Data shown:
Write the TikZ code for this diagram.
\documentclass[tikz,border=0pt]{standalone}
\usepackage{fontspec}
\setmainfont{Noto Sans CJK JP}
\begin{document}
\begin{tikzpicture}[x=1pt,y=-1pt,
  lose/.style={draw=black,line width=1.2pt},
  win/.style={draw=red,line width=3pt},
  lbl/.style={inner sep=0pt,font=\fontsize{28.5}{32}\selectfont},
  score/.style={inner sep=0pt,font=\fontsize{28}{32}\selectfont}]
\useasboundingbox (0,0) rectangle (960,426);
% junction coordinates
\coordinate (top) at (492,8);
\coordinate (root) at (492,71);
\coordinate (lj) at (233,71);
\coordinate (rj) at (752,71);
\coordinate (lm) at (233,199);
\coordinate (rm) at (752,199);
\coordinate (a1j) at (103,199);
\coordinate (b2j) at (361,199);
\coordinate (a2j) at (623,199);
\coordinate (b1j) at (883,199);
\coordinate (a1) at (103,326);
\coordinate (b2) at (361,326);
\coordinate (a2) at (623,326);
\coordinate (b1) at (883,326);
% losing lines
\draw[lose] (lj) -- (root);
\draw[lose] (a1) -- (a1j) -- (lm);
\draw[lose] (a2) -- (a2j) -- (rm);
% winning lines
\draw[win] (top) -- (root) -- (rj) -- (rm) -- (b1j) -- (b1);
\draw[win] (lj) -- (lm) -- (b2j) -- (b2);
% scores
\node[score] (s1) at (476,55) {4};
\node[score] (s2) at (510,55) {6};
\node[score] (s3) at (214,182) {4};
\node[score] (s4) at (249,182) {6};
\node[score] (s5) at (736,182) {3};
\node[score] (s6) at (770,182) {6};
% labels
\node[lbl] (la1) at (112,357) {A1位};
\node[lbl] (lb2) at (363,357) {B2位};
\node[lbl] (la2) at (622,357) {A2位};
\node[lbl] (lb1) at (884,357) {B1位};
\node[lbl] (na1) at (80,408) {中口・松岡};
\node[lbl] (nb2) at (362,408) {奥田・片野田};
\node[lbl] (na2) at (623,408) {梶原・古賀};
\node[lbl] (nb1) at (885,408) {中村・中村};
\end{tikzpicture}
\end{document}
...
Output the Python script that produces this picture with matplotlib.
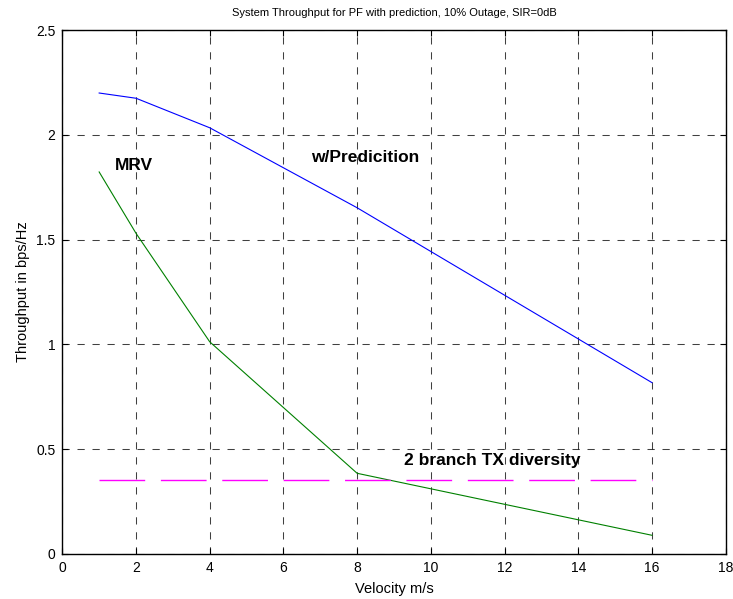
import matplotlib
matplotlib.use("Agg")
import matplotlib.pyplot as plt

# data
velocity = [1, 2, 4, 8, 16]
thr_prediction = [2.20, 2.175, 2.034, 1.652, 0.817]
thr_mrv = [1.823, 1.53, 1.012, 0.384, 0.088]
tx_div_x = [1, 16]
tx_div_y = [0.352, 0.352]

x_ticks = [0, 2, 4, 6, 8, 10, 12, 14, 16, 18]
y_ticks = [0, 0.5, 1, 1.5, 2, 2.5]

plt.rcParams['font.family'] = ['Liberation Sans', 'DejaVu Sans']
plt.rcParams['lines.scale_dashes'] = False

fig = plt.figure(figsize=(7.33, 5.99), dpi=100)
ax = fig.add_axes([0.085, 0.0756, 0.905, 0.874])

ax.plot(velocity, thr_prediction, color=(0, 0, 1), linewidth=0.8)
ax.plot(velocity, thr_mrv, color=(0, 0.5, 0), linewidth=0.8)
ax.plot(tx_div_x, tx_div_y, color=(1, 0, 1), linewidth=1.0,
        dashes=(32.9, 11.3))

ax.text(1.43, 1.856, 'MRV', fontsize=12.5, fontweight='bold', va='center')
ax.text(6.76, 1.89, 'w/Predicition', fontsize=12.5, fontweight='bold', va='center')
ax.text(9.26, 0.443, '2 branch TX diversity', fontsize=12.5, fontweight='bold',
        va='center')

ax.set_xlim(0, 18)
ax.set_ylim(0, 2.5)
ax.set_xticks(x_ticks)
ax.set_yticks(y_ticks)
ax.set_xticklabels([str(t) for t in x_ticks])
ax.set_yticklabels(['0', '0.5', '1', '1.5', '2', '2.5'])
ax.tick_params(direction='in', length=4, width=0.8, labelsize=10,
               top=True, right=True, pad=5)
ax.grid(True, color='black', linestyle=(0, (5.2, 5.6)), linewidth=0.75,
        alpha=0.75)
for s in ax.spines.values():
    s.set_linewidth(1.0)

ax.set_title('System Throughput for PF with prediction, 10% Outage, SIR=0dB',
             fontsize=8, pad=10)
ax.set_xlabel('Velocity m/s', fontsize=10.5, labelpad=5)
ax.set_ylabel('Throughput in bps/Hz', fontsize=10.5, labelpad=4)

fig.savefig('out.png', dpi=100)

What to work on: Exactly as they appear, write out the lines from the one containing "Output the Python" down to the one containing "fig.savefig('out.png', dpi=100)", both included. Pictures are left out.

The answer:
Output the Python script that produces this picture with matplotlib.
import matplotlib
matplotlib.use("Agg")
import matplotlib.pyplot as plt

# data
velocity = [1, 2, 4, 8, 16]
thr_prediction = [2.20, 2.175, 2.034, 1.652, 0.817]
thr_mrv = [1.823, 1.53, 1.012, 0.384, 0.088]
tx_div_x = [1, 16]
tx_div_y = [0.352, 0.352]

x_ticks = [0, 2, 4, 6, 8, 10, 12, 14, 16, 18]
y_ticks = [0, 0.5, 1, 1.5, 2, 2.5]

plt.rcParams['font.family'] = ['Liberation Sans', 'DejaVu Sans']
plt.rcParams['lines.scale_dashes'] = False

fig = plt.figure(figsize=(7.33, 5.99), dpi=100)
ax = fig.add_axes([0.085, 0.0756, 0.905, 0.874])

ax.plot(velocity, thr_prediction, color=(0, 0, 1), linewidth=0.8)
ax.plot(velocity, thr_mrv, color=(0, 0.5, 0), linewidth=0.8)
ax.plot(tx_div_x, tx_div_y, color=(1, 0, 1), linewidth=1.0,
        dashes=(32.9, 11.3))

ax.text(1.43, 1.856, 'MRV', fontsize=12.5, fontweight='bold', va='center')
ax.text(6.76, 1.89, 'w/Predicition', fontsize=12.5, fontweight='bold', va='center')
ax.text(9.26, 0.443, '2 branch TX diversity', fontsize=12.5, fontweight='bold',
        va='center')

ax.set_xlim(0, 18)
ax.set_ylim(0, 2.5)
ax.set_xticks(x_ticks)
ax.set_yticks(y_ticks)
ax.set_xticklabels([str(t) for t in x_ticks])
ax.set_yticklabels(['0', '0.5', '1', '1.5', '2', '2.5'])
ax.tick_params(direction='in', length=4, width=0.8, labelsize=10,
               top=True, right=True, pad=5)
ax.grid(True, color='black', linestyle=(0, (5.2, 5.6)), linewidth=0.75,
        alpha=0.75)
for s in ax.spines.values():
    s.set_linewidth(1.0)

ax.set_title('System Throughput for PF with prediction, 10% Outage, SIR=0dB',
             fontsize=8, pad=10)
ax.set_xlabel('Velocity m/s', fontsize=10.5, labelpad=5)
ax.set_ylabel('Throughput in bps/Hz', fontsize=10.5, labelpad=4)

fig.savefig('out.png', dpi=100)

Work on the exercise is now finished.